TO THE LADY FANNY PROBY.

Bursledon Lodge, Sept. 2, 1815.

You ask me how I like The Pilgrims of the Sun. It abuses the privilege assumed by modern poets of setting aside all respect for le vrai or le vraisemblable. It is a reverie, a rhapsody, a long tour in an air-balloon—what you will; yet it has pretty lines, and shows some imagination; but these one finds everywhere. It is one of the distinctions of this age, that so many attempt to write verses, and so few fail of producing something which may be read, once at least, with pleasure. But I have read Roderick the Goth with reverence and admiration—a stately Gothic temple, in ornament rich and elaborate, yet losing nothing of its general effect from the beauty and high finish of its details; exciting in the mind a religious awe which composes and invigorates, at the same time awakening the tenderest affections. The application of the words of our Liturgy and Scripture is often very beautiful; and I am not so scrupulous on this head as the Edinburgh Reviewer, who (pious man) is shocked at the introduction of Catholic ceremonies, as indecorous and irreverent. They are highly picturesque, and suited to poetry; and I do not think Mr. Southey’s description of auricular confession will either make one convert to Popery, or excite the smallest sentiment of irreverence for Christianity. But these Reviewers seem to praise him with great regret, and, I believe, are a little angry that any one on this side the Tweed should have written so fine a poem. However, I grant that it is too universally sombre; the mixture of justified and avowed revenge with Christian feelings on other matters is incongruous; while the hinge on which the story turns is a crime which by no skill whatever can be divested of meanness and ferocity.
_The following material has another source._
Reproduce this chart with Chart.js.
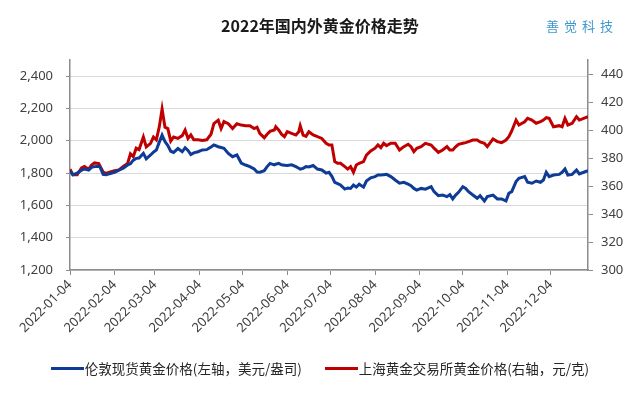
<!DOCTYPE html>
<html lang="zh-CN">
<head>
<meta charset="utf-8">
<title>2022年国内外黄金价格走势</title>
<script src="https://cdn.jsdelivr.net/npm/chart.js@4.4.1/dist/chart.umd.min.js"></script>
<style>
    html, body { margin: 0; padding: 0; background: #fff; }
    #chart-wrap { position: relative; width: 640px; height: 393px; font-family: "Noto Sans CJK SC", "Noto Sans", sans-serif; }
    #goldPriceChart { position: absolute; left: 0; top: 0; }
    .chart-title { position: absolute; left: 0; top: 14px; width: 640px; text-align: center; font-size: 16px; font-weight: bold; color: #1a1a1a; line-height: 22px; }
    .chart-brand { position: absolute; left: 546px; top: 16px; font-size: 13px; letter-spacing: 5px; color: #3d9ad1; line-height: 20px; }
    .chart-legend { position: absolute; left: 0; top: 358px; width: 640px; display: flex; justify-content: center; gap: 23px; font-size: 13.5px; color: #262626; line-height: 20px; }
    .legend-item { display: flex; align-items: center; }
    .legend-line { display: inline-block; width: 33px; height: 3px; margin-right: 1px; }
</style>
</head>
<body>
<div id="chart-wrap">
    <canvas id="goldPriceChart" width="640" height="393"></canvas>
    <div class="chart-title">2022年国内外黄金价格走势</div>
    <div class="chart-brand">善觉科技</div>
    <div class="chart-legend" id="chart-legend"></div>
</div>
<script>
// trading dates (calendar x axis)
const tradeDates = [
    '2022-01-04','2022-01-06','2022-01-09','2022-01-12','2022-01-14','2022-01-17','2022-01-19','2022-01-21','2022-01-24','2022-01-25','2022-01-27','2022-01-29',
    '2022-02-01','2022-02-04','2022-02-07','2022-02-10','2022-02-13','2022-02-15','2022-02-17','2022-02-19','2022-02-21','2022-02-24','2022-02-26',
    '2022-03-01','2022-03-03','2022-03-05','2022-03-07','2022-03-09','2022-03-11','2022-03-13','2022-03-15','2022-03-17','2022-03-20','2022-03-23','2022-03-25','2022-03-27','2022-03-29','2022-03-31',
    '2022-04-03','2022-04-06','2022-04-09','2022-04-12','2022-04-14','2022-04-17','2022-04-19','2022-04-21','2022-04-24','2022-04-27','2022-04-30',
    '2022-05-03','2022-05-06','2022-05-09','2022-05-12','2022-05-14','2022-05-16','2022-05-19','2022-05-21','2022-05-23','2022-05-26','2022-05-27','2022-05-29','2022-05-31',
    '2022-06-02','2022-06-04','2022-06-07','2022-06-10','2022-06-12','2022-06-13','2022-06-15','2022-06-17','2022-06-19','2022-06-22','2022-06-25','2022-06-28',
    '2022-07-01','2022-07-03','2022-07-05','2022-07-07','2022-07-09','2022-07-11','2022-07-14','2022-07-16','2022-07-18','2022-07-20','2022-07-22','2022-07-24','2022-07-27','2022-07-29',
    '2022-08-01','2022-08-04','2022-08-06','2022-08-08','2022-08-10','2022-08-12','2022-08-15','2022-08-18','2022-08-21','2022-08-24','2022-08-27','2022-08-29','2022-08-31',
    '2022-09-02','2022-09-05','2022-09-08','2022-09-12','2022-09-14','2022-09-17','2022-09-20','2022-09-23','2022-09-25','2022-09-27','2022-09-29',
    '2022-10-01','2022-10-04','2022-10-06','2022-10-08','2022-10-11','2022-10-14','2022-10-16','2022-10-19','2022-10-21','2022-10-25','2022-10-28','2022-10-31',
    '2022-11-03','2022-11-05','2022-11-07','2022-11-10','2022-11-12','2022-11-16','2022-11-18','2022-11-21','2022-11-24','2022-11-27','2022-11-29',
    '2022-12-01','2022-12-03','2022-12-06','2022-12-10','2022-12-12','2022-12-14','2022-12-16','2022-12-19','2022-12-22','2022-12-24','2022-12-27','2022-12-30'
];

// 伦敦现货黄金 (USD/oz, left axis)
const londonSpot = [
    1811,1790,1800,1818,1825,1818,1835,1840,1842,1835,1792,1790,
    1797,1805,1818,1830,1850,1858,1880,1891,1893,1922,1888,
    1912,1930,1943,1990,2035,1995,1970,1935,1928,1952,1932,1957,1940,1915,1925,
    1932,1943,1945,1962,1974,1963,1958,1953,1922,1901,1912,
    1862,1850,1840,1825,1806,1805,1815,1840,1860,1851,1855,1860,1851,
    1849,1847,1851,1840,1830,1825,1829,1840,1838,1847,1825,1819,
    1800,1805,1780,1743,1735,1726,1701,1708,1705,1726,1713,1731,1713,1751,
    1771,1778,1788,1788,1790,1792,1778,1757,1737,1743,1731,1722,1705,
    1695,1705,1700,1716,1685,1660,1664,1654,1667,1640,1664,
    1681,1716,1705,1685,1664,1644,1660,1627,1654,1664,1640,1640,
    1627,1675,1685,1747,1768,1778,1743,1737,1751,1743,1757,
    1805,1778,1788,1792,1805,1825,1788,1792,1819,1795,1805,1815
];

// 上海黄金交易所 (CNY/g, right axis)
const shanghaiSpot = [
    372,368,368,373,374,372,375,376.5,376,374,370,369,
    370,371,371.5,374,376,383,381,387,386,395,388,
    390.5,395,393,402,415,402,401,392,395,394,396,400,394,396.5,393,
    393,392.5,393,397,404.5,407,401,406,404.5,401,404.5,
    403.5,403,403,401,402,397.5,394.5,397,399,400,402.3,400,397,
    395.2,398.8,397.6,396.4,398.8,403,396.4,395.5,398.8,396.5,395.2,394,
    390.5,389.3,389.3,377.4,376.2,376.2,373.8,372.1,373.8,369.8,375,376.2,377.4,382,
    385,387,389.3,387.4,390.5,388.8,390.5,390.5,385.7,388.1,389.8,388.1,384.5,
    386.9,388.1,390.5,389.3,387,384,385.7,388.1,385.7,385.7,388,
    389.8,390.5,391,391.7,392.8,392.8,391.5,390.5,388.1,393.6,391.7,390.9,
    392.8,395.2,399.3,407.1,403.6,405.9,408.3,407.1,404.8,405.9,407.1,
    408.8,408.3,402.3,403.1,402.3,408.3,403.6,404.8,409.5,407.1,408.3,409.5
];

const seriesNames = ['伦敦现货黄金价格(左轴，美元/盎司)', '上海黄金交易所黄金价格(右轴，元/克)'];
const seriesColors = ['#0d3b96', '#c00000'];

const monthTicks = ['2022-01-04','2022-02-04','2022-03-04','2022-04-04','2022-05-04','2022-06-04',
                    '2022-07-04','2022-08-04','2022-09-04','2022-10-04','2022-11-04','2022-12-04'];
const leftTicks = [1200, 1400, 1600, 1800, 2000, 2200, 2400];
const rightTicks = [300, 320, 340, 360, 380, 400, 420, 440];

const AXIS_GREY = '#8c8c8c';
const START_DATE = tradeDates[0];

// days since the first trading date
const dayOf = s => (Date.parse(s) - Date.parse(START_DATE)) / 86400000;

const toPoints = values => tradeDates.map((d, i) => ({ x: dayOf(d), y: values[i] }));

function buildLegend() {
    const box = document.getElementById('chart-legend');
    seriesNames.forEach((name, i) => {
        const item = document.createElement('div');
        item.className = 'legend-item';
        item.innerHTML = `<span class="legend-line" style="background:${seriesColors[i]}"></span><span>${name}</span>`;
        box.appendChild(item);
    });
}

function buildChart() {
    Chart.defaults.font.family = '"Noto Sans", "Noto Sans CJK SC", sans-serif';
    Chart.defaults.font.size = 13;
    Chart.defaults.color = '#404040';

    const ctx = document.getElementById('goldPriceChart').getContext('2d');
    new Chart(ctx, {
        type: 'line',
        data: {
            datasets: [
                { label: seriesNames[0], data: toPoints(londonSpot), yAxisID: 'yLeft',
                  borderColor: seriesColors[0], borderWidth: 3, pointRadius: 0, tension: 0 },
                { label: seriesNames[1], data: toPoints(shanghaiSpot), yAxisID: 'yRight',
                  borderColor: seriesColors[1], borderWidth: 3, pointRadius: 0, tension: 0 }
            ]
        },
        options: {
            responsive: false,
            animation: false,
            layout: { padding: { top: 60, bottom: 43, left: 0, right: 0 } },
            plugins: { legend: { display: false }, tooltip: { enabled: false } },
            scales: {
                x: {
                    type: 'linear',
                    min: 0,
                    max: dayOf('2022-12-30'),
                    afterBuildTicks: s => { s.ticks = monthTicks.map(t => ({ value: dayOf(t) })); },
                    afterFit: s => { s.height = 80; },
                    ticks: { autoSkip: false, minRotation: 45, maxRotation: 45, padding: 2,
                             callback: (v, i) => monthTicks[i] },
                    grid: { drawOnChartArea: false, tickLength: 5, tickColor: AXIS_GREY, tickWidth: 1 },
                    border: { color: AXIS_GREY, width: 1.5 }
                },
                yLeft: {
                    position: 'left',
                    min: 1200,
                    max: 2500,
                    afterBuildTicks: s => { s.ticks = leftTicks.map(v => ({ value: v })); },
                    afterFit: s => { s.width = 70; },
                    ticks: { padding: 13, callback: v => v.toLocaleString('en-US') },
                    grid: { color: '#d9d9d9', lineWidth: 1, tickLength: 4, tickColor: AXIS_GREY },
                    border: { color: AXIS_GREY, width: 1.5 }
                },
                yRight: {
                    position: 'right',
                    min: 300,
                    max: 450,
                    afterBuildTicks: s => { s.ticks = rightTicks.map(v => ({ value: v })); },
                    afterFit: s => { s.width = 52; },
                    ticks: { padding: 8 },
                    grid: { drawOnChartArea: false, tickLength: 5, tickColor: AXIS_GREY },
                    border: { color: AXIS_GREY, width: 1.5 }
                }
            }
        }
    });
}

buildLegend();
buildChart();
</script>
</body>
</html>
How could Lord Carysfort think I had forgot his reading? On the contrary, his reading not merely fixed in my memory what was good, but has also left an indelible impression of some of Lewis’s diableries, and Wordsworth’s inanity, which I wish to forget, and cannot, though I have in general a happy facility in that way; and I sometimes find myself involuntarily repeating—

‘What’s the matter, what’s the matter,

What is it ails young Harry Gill?’

and so on for three or four stanzas. The whole is in an Annual Register which was sent to Berlin, and I heard it but once read in the corner where Lady Carysfort’s sofa was placed, and where she sat with feminine work in her hands, and more than feminine eloquence on her lips; now discussing with prophetic spirit (as events have proved) the fate of Europe, and now consulting on the form of some simple ornament for her daughters. How much has been erased from memory of what has happened before and since; yet how well do I recollect those sweet evenings. Forgive me the Irish epithet; I cannot always do without it.